CHISINAU — Moldova's pro-Europe parties appeared certain Monday of being able to form a new coalition to press on with a drive toward the European mainstream after elections even though the pro-Moscow Socialist Party took first place.
With almost all votes counted from Sunday's poll, election authorities said the Liberal Democrats, the Liberals and the Democratic Party had secured a combined vote of 44 percent, enough to win a simple majority in the 101-seat parliament and form a new government team.
But the strong showing by the socialists, who campaigned in favor of joining a Russia-led economic bloc rather than moving toward the European Union, took the edge off any jubilation by the pro-Europe lobby.
Socialist leader Igor Dodon said his party would form an opposition that would make "the European integrationists shake with fear."
The socialists' first-place position with a vote of 21.5 percent showed that many in one of Europe's smallest and poorest countries favor preserving traditional close ties with Russia.
"The main good news is that Moldova will continue its course toward Europe," former parliament speaker Marian Lupu, leader of the Democratic Party and a main figure in a three-party coalition that has governed since 2009, said in a news conference.
"The wish of the people to live in peace and integrate with the EU is a basic fundamental for negotiations for a new coalition," Lupu said.
Organization for Security and Cooperation in Europe (OSCE) monitors said the election had been well-run but it criticized a ban on a party run by Russian businessman Renato Usatii on the grounds that it had been funded from abroad.
"A largely well-run election offered voters the opportunity to choose their preferred candidates and even geopolitical aspirations, which was at the heart of the campaign," said Emin Еnen, leader of the OSCE observer mission.
The country of 3.5 million, wedged between Ukraine and Romania, in July ratified a political and trade agreement with the EU — a move that means turning away from a future in a Russia-led Customs Union as advocated by the socialists.
Moldovans went into the election aware of the separatist war in Ukraine triggered by Kiev embarking on similar pro-Europe policies that set it on a collision course with Moscow.
Though Moscow has so far shown no readiness to intervene as it has in Ukraine, it has shown its displeasure by banning imports of wines, vegetables and meat from Moldova, whose economy relies on agricultural exports.
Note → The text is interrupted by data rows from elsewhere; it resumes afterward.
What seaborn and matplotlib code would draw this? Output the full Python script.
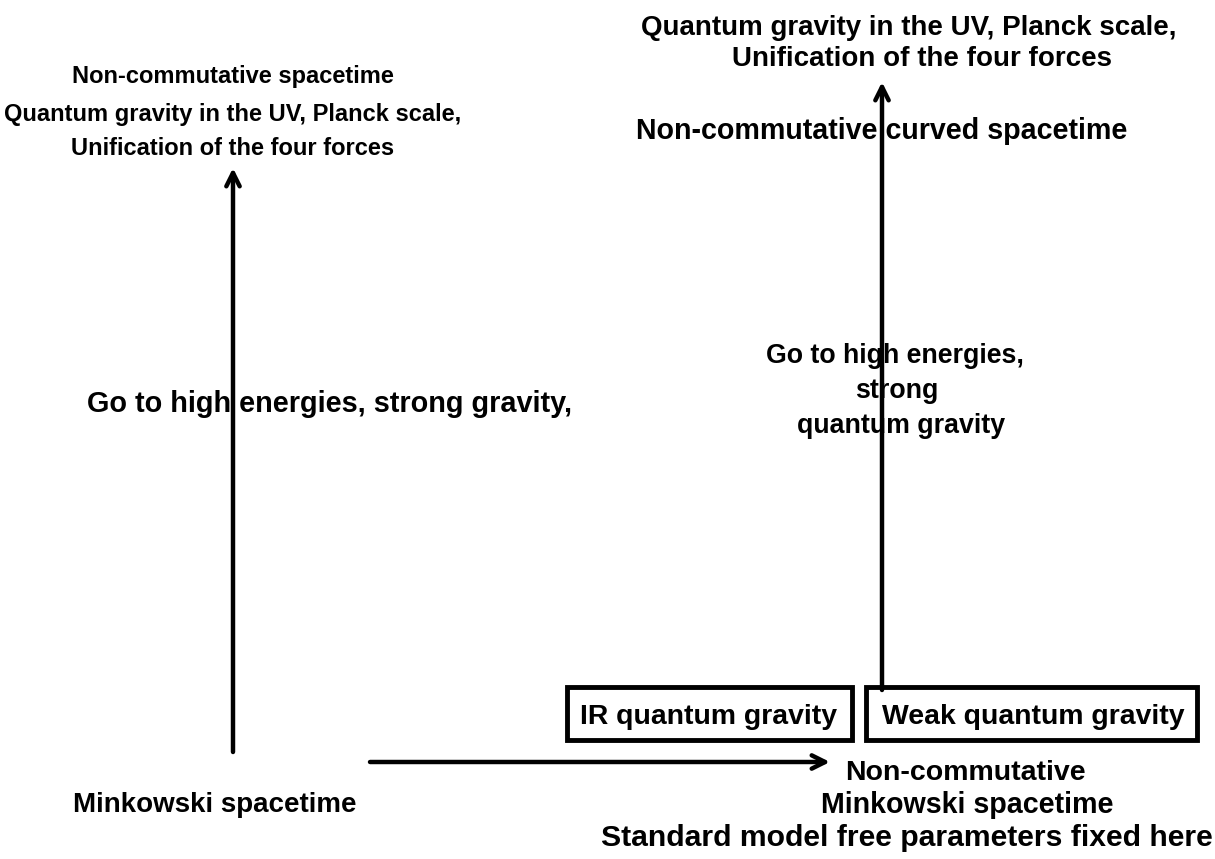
import matplotlib
matplotlib.use("Agg")
import matplotlib.pyplot as plt
import matplotlib.patches as patches
import seaborn as sns

# Textos del diagrama
left_top = ["Non-commutative spacetime",
            "Quantum gravity in the UV, Planck scale,",
            "Unification of the four forces"]
left_middle = ["Go to high energies, strong gravity,"]
left_bottom = ["Minkowski spacetime"]
right_top = ["Quantum gravity in the UV, Planck scale,",
             "Unification of the four forces"]
right_curved = ["Non-commutative curved spacetime"]
right_middle = ["Go to high energies,", "strong", "quantum gravity"]
box_labels = ["IR quantum gravity", "Weak quantum gravity"]
right_bottom = ["Non-commutative", "Minkowski spacetime",
                "Standard model free parameters fixed here"]

sns.set_theme(style="white")
plt.rcParams['font.family'] = ['Liberation Sans', 'DejaVu Sans']

fig = plt.figure(figsize=(12.15, 8.59), dpi=100)
ax = fig.add_axes([0, 0, 1, 1])
ax.set_xlim(0, 1215)
ax.set_ylim(859, 0)
ax.axis('off')


def bloque(lineas, xs, ys, sizes):
    # dibuja un bloque de texto centrado, una linea por posicion
    for t, x, y, s in zip(lineas, xs, ys, sizes):
        ax.text(x, y, t, ha='center', va='baseline', fontsize=s,
                fontweight='bold', color='black')


bloque(left_top, [233, 233, 233], [83, 121, 155], [17, 17, 17])
bloque(left_middle, [330], [412], [20.8])
bloque(left_bottom, [215], [812], [20])
bloque(right_top, [909, 922], [35, 66], [20, 20])
bloque(right_curved, [882], [139], [20.6])
bloque(right_middle, [895, 897, 901], [363, 398, 433], [19.3, 19.3, 19.3])
bloque(box_labels, [709, 1033], [724, 724], [20.4, 20.4])
bloque(right_bottom, [965, 967, 907], [780, 813, 846], [20.5, 20.6, 21.7])

# Cajas
for x0, x1 in [(567, 852), (866, 1197)]:
    ax.add_patch(patches.Rectangle((x0, 687), x1 - x0, 53, fill=False,
                                   lw=3.5, edgecolor='black', zorder=1))

# Flechas
flecha = dict(arrowstyle='->,head_length=0.8,head_width=0.4',
              lw=3.2, color='black', shrinkA=0, shrinkB=0)
ax.annotate('', xy=(233, 168), xytext=(233, 752), arrowprops=flecha)
ax.annotate('', xy=(882, 82), xytext=(882, 690), arrowprops=flecha)
ax.annotate('', xy=(830, 762), xytext=(370, 762), arrowprops=flecha)

fig.savefig('out.png', dpi=100, facecolor='white')
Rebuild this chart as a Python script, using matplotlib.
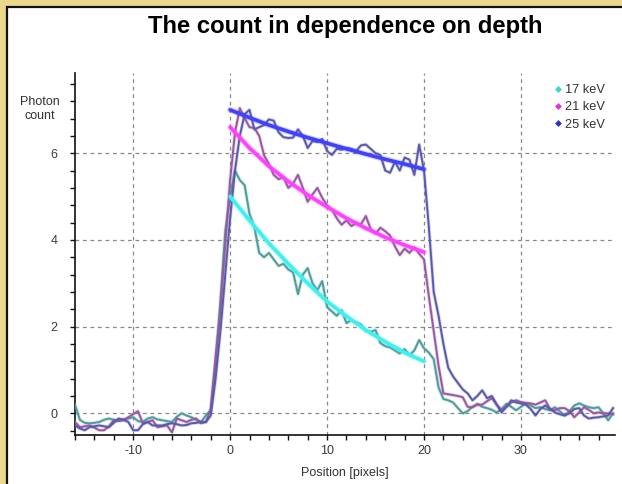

Former Prime Minister Vlad Filat, who leads the coalition's Liberal Democrats, dismissed the socialists' strong performance as a "stage directed spectacle … the result of Russia's Vladimir Putin."
The next weeks will be dominated by bargaining among the parties, almost certainly involving the communists who lay in third place, to hammer out a working arrangement. A government may not emerge until the New Year.
The coalition's poor record of tackling corruption and conducting deep reform, as well as in-fighting among its leaders, appeared to have cost it support at the ballot box.
Relations are poor between Filat and former acting president Mihai Ghimpu, leader of the Liberals, and are always likely to put any coalition formed under strain.
Filat, at the news conference, said he had already had initial talks with Lupu on a new coalition and he defended the coalition's record.
"We have come out of it with four-five seats fewer. But if you consider that we have directed the country for five years while a war was going on in eastern Ukraine, plus a global crisis and a Russian embargo, we have not done too badly," he said.